*Instruction*
Only the pictures are omitted; repeat all other data exactly.

*Data block*
□ □ □ □
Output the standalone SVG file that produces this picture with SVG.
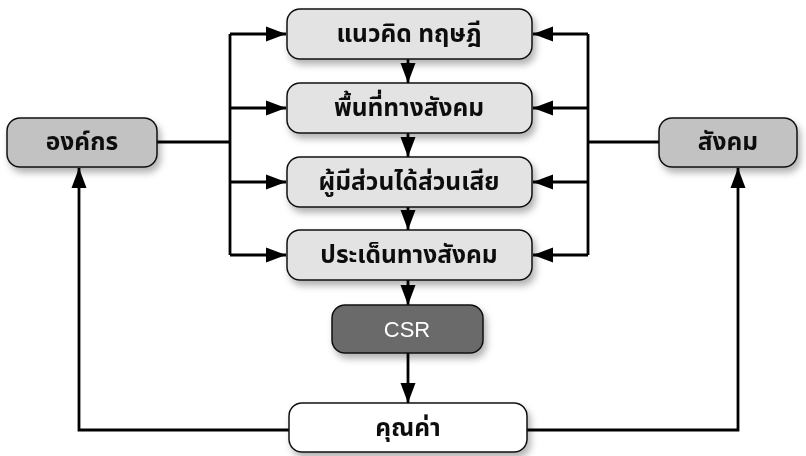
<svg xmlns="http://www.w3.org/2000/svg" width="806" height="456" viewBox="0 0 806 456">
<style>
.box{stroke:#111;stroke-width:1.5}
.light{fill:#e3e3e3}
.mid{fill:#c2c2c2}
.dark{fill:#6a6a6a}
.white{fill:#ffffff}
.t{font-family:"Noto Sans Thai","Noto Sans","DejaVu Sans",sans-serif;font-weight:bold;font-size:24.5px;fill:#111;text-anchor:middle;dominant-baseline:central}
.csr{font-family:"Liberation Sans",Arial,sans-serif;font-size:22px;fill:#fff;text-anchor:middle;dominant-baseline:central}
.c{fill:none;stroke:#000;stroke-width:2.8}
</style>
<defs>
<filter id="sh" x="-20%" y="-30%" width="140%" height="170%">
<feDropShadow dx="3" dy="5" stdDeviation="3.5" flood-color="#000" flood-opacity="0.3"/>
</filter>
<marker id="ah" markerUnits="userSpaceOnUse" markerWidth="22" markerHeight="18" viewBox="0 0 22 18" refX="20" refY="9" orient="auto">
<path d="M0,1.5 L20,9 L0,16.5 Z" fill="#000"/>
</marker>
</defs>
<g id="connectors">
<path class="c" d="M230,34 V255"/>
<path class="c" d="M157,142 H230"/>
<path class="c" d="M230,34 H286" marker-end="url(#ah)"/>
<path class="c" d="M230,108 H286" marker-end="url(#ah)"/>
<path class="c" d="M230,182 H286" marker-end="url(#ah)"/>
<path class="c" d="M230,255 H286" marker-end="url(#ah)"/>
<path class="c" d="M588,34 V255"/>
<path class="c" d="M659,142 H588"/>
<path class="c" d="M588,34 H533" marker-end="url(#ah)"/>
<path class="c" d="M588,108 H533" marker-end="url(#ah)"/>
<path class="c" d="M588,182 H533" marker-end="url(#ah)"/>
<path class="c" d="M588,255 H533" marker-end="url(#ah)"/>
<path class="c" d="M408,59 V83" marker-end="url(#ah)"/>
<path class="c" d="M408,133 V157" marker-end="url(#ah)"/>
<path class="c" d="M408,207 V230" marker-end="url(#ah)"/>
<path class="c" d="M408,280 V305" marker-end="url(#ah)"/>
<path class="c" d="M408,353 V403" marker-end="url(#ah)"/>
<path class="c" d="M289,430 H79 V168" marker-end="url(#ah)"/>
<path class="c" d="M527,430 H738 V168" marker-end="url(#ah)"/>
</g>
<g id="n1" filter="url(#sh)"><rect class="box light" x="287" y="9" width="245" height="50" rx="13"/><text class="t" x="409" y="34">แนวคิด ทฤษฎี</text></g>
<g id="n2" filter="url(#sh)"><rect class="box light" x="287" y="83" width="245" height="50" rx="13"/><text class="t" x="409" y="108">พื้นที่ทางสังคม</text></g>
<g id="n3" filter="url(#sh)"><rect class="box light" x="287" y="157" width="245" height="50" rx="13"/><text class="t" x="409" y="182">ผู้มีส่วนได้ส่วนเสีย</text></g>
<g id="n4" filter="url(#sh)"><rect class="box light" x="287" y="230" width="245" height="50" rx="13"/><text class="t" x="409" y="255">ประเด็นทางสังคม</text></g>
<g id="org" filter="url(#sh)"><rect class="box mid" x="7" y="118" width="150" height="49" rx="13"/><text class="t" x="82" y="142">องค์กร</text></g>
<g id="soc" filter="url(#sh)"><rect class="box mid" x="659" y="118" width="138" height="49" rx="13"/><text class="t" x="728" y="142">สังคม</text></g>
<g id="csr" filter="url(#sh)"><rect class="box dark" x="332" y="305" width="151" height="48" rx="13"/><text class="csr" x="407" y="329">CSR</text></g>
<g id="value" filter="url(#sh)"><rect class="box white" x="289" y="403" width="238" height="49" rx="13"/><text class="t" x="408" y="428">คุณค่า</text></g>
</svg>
□ □ □ □
*Solved exercise*
Output the standalone SVG file that produces this picture with SVG.
<svg xmlns="http://www.w3.org/2000/svg" width="806" height="456" viewBox="0 0 806 456">
<style>
.box{stroke:#111;stroke-width:1.5}
.light{fill:#e3e3e3}
.mid{fill:#c2c2c2}
.dark{fill:#6a6a6a}
.white{fill:#ffffff}
.t{font-family:"Noto Sans Thai","Noto Sans","DejaVu Sans",sans-serif;font-weight:bold;font-size:24.5px;fill:#111;text-anchor:middle;dominant-baseline:central}
.csr{font-family:"Liberation Sans",Arial,sans-serif;font-size:22px;fill:#fff;text-anchor:middle;dominant-baseline:central}
.c{fill:none;stroke:#000;stroke-width:2.8}
</style>
<defs>
<filter id="sh" x="-20%" y="-30%" width="140%" height="170%">
<feDropShadow dx="3" dy="5" stdDeviation="3.5" flood-color="#000" flood-opacity="0.3"/>
</filter>
<marker id="ah" markerUnits="userSpaceOnUse" markerWidth="22" markerHeight="18" viewBox="0 0 22 18" refX="20" refY="9" orient="auto">
<path d="M0,1.5 L20,9 L0,16.5 Z" fill="#000"/>
</marker>
</defs>
<g id="connectors">
<path class="c" d="M230,34 V255"/>
<path class="c" d="M157,142 H230"/>
<path class="c" d="M230,34 H286" marker-end="url(#ah)"/>
<path class="c" d="M230,108 H286" marker-end="url(#ah)"/>
<path class="c" d="M230,182 H286" marker-end="url(#ah)"/>
<path class="c" d="M230,255 H286" marker-end="url(#ah)"/>
<path class="c" d="M588,34 V255"/>
<path class="c" d="M659,142 H588"/>
<path class="c" d="M588,34 H533" marker-end="url(#ah)"/>
<path class="c" d="M588,108 H533" marker-end="url(#ah)"/>
<path class="c" d="M588,182 H533" marker-end="url(#ah)"/>
<path class="c" d="M588,255 H533" marker-end="url(#ah)"/>
<path class="c" d="M408,59 V83" marker-end="url(#ah)"/>
<path class="c" d="M408,133 V157" marker-end="url(#ah)"/>
<path class="c" d="M408,207 V230" marker-end="url(#ah)"/>
<path class="c" d="M408,280 V305" marker-end="url(#ah)"/>
<path class="c" d="M408,353 V403" marker-end="url(#ah)"/>
<path class="c" d="M289,430 H79 V168" marker-end="url(#ah)"/>
<path class="c" d="M527,430 H738 V168" marker-end="url(#ah)"/>
</g>
<g id="n1" filter="url(#sh)"><rect class="box light" x="287" y="9" width="245" height="50" rx="13"/><text class="t" x="409" y="34">แนวคิด ทฤษฎี</text></g>
<g id="n2" filter="url(#sh)"><rect class="box light" x="287" y="83" width="245" height="50" rx="13"/><text class="t" x="409" y="108">พื้นที่ทางสังคม</text></g>
<g id="n3" filter="url(#sh)"><rect class="box light" x="287" y="157" width="245" height="50" rx="13"/><text class="t" x="409" y="182">ผู้มีส่วนได้ส่วนเสีย</text></g>
<g id="n4" filter="url(#sh)"><rect class="box light" x="287" y="230" width="245" height="50" rx="13"/><text class="t" x="409" y="255">ประเด็นทางสังคม</text></g>
<g id="org" filter="url(#sh)"><rect class="box mid" x="7" y="118" width="150" height="49" rx="13"/><text class="t" x="82" y="142">องค์กร</text></g>
<g id="soc" filter="url(#sh)"><rect class="box mid" x="659" y="118" width="138" height="49" rx="13"/><text class="t" x="728" y="142">สังคม</text></g>
<g id="csr" filter="url(#sh)"><rect class="box dark" x="332" y="305" width="151" height="48" rx="13"/><text class="csr" x="407" y="329">CSR</text></g>
<g id="value" filter="url(#sh)"><rect class="box white" x="289" y="403" width="238" height="49" rx="13"/><text class="t" x="408" y="428">คุณค่า</text></g>
</svg>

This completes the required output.